5. Le libre échange seul crée des externalités négatives…
Nous avons beaucoup de mal à connaître nos limites et les conséquences
de notre activité à court, moyen et long terme. En créant de la croissance à l’instant
T, nous pouvons aussi menacer les générations futures, détruire notre stock
(écosystèmes, ressources naturelles, paysages,…) sans que cela ne soit pris en
compte dans le calcul de la croissance.
6. …et nous avons du mal à en mesurer les bienfaits
Mathématiquement parlant, un libre-échange pollueur ferait augmenter le
PIB (la croissance) alors qu’il affecterait négativement le bien-être. On en
revient aux limites du PIB et de la croissance mais c’est l’un des principaux
indicateurs de l’efficacité du libre échange – et le sujet de cet article. Le
libre échange est sans conteste facteur de croissance mais pas nécessairement
de bien être. Il convient donc de trouver des indicateurs complémentaires pour
mieux appréhender les mécanismes du libre échange et améliorer le
fonctionnement du commerce international.
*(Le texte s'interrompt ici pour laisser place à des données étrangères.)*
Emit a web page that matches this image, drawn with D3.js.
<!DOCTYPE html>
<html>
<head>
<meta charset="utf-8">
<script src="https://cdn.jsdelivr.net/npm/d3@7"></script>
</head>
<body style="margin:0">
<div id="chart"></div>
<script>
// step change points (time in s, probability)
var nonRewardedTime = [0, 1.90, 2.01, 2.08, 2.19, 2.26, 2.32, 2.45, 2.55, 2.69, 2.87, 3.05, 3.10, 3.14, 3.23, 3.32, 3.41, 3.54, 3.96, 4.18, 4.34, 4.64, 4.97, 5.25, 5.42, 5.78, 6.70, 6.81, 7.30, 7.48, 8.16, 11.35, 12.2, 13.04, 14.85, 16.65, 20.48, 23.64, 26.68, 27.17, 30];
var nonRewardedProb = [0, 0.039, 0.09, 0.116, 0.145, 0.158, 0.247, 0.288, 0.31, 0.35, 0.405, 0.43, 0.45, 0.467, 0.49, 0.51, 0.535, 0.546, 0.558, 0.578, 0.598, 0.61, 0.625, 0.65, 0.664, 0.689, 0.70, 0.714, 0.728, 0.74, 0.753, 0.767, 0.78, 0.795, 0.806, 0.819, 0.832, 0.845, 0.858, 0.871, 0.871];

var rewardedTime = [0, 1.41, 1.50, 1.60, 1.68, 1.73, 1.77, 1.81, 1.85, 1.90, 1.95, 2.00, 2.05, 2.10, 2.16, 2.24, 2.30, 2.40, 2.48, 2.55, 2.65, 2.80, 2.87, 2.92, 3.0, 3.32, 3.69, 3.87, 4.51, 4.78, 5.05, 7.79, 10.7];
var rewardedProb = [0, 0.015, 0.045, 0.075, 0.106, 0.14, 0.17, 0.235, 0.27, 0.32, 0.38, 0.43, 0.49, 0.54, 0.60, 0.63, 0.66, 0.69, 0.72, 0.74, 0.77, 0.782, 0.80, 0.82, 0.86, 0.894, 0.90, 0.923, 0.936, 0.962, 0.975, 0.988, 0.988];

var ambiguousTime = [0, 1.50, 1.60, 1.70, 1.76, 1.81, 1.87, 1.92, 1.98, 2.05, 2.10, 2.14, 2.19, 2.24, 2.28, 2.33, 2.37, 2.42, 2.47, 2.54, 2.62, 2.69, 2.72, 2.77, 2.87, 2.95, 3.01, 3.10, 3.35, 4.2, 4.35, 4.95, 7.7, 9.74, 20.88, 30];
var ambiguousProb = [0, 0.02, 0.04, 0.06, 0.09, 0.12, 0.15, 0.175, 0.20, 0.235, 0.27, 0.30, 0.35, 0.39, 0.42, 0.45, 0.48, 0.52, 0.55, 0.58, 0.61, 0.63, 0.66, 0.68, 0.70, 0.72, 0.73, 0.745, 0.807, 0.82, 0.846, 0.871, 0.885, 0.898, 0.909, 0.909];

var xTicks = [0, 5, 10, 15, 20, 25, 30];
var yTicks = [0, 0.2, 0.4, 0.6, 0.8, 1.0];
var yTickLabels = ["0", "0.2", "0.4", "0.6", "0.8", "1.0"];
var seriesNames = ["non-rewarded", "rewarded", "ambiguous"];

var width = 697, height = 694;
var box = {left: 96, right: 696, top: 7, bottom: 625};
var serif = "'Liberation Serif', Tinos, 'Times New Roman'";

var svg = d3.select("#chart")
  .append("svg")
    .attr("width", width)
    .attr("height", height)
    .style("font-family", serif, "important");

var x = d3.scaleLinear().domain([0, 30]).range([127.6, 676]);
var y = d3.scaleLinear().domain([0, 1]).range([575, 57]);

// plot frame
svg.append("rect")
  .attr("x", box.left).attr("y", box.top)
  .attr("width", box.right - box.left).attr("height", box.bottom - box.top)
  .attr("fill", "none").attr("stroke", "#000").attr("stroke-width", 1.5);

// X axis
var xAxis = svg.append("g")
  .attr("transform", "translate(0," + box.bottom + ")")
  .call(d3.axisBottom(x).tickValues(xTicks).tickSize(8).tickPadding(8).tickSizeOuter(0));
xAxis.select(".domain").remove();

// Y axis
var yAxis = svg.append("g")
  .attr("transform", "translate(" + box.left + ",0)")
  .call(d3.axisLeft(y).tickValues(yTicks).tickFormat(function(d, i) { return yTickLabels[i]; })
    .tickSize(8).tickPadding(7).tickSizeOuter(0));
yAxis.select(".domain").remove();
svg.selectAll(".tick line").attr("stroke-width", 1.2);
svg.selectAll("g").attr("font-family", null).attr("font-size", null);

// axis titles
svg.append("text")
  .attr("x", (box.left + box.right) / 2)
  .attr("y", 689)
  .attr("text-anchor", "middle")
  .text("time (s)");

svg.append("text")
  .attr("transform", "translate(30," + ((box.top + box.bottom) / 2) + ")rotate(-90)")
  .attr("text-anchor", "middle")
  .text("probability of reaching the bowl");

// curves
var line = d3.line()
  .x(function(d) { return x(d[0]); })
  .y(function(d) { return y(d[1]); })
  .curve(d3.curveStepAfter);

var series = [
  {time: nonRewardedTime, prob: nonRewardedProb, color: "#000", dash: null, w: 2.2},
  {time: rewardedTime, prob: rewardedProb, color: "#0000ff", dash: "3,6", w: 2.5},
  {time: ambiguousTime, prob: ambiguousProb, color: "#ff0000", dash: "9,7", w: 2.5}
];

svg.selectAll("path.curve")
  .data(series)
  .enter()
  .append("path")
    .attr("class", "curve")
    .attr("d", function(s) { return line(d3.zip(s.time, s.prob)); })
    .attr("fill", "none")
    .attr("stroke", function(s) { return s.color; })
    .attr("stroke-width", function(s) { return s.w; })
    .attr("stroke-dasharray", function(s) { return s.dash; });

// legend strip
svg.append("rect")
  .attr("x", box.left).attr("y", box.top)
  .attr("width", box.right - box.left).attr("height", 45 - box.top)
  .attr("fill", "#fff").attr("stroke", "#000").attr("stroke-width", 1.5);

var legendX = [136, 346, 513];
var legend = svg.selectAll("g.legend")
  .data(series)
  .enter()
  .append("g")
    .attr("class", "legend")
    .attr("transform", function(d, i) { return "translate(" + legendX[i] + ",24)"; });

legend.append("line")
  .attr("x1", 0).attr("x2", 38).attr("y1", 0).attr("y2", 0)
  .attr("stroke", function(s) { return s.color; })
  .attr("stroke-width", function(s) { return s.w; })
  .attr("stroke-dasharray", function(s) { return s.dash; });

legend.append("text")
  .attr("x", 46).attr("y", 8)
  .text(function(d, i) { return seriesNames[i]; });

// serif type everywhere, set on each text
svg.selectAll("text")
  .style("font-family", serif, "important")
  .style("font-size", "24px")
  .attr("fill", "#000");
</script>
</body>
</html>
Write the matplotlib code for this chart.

De plus, les consommations intermédiaires sont croissent et peuvent se
cumuler entre elles. Autrement dit, quand un produit final est composé de
plusieurs sous-produits fabriqués partout dans le monde, les calculs ont
tendance à additionner les productions entre elles : [sous-produits 1 +
sous-produits 2 + … + sous-produits X + produit final] alors qu’il ne faudrait
ne retenir que le produit final. Cela gonfle artificiellement les chiffres du
commerce international et en fausse son analyse. Et encore ce n’est qu’un
exemple de l’imperfection des chiffres.
7. La concurrence pure et parfaite n’existe pas
Enfin, les théories du libre échange reposent en grande partie sur les
bases de l’homo œconomicus et d’une concurrence pure et parfaite. C’est une
utopie mathématique. L’humain est rationnel mais aussi irrationnel : il se
trouve entre le robot (homo œconomicus) et la bête (« l’esprit animal »
comme le disait Keynes). Le libre-échange est facteur de croissance, mais doit être sous contrôle humain.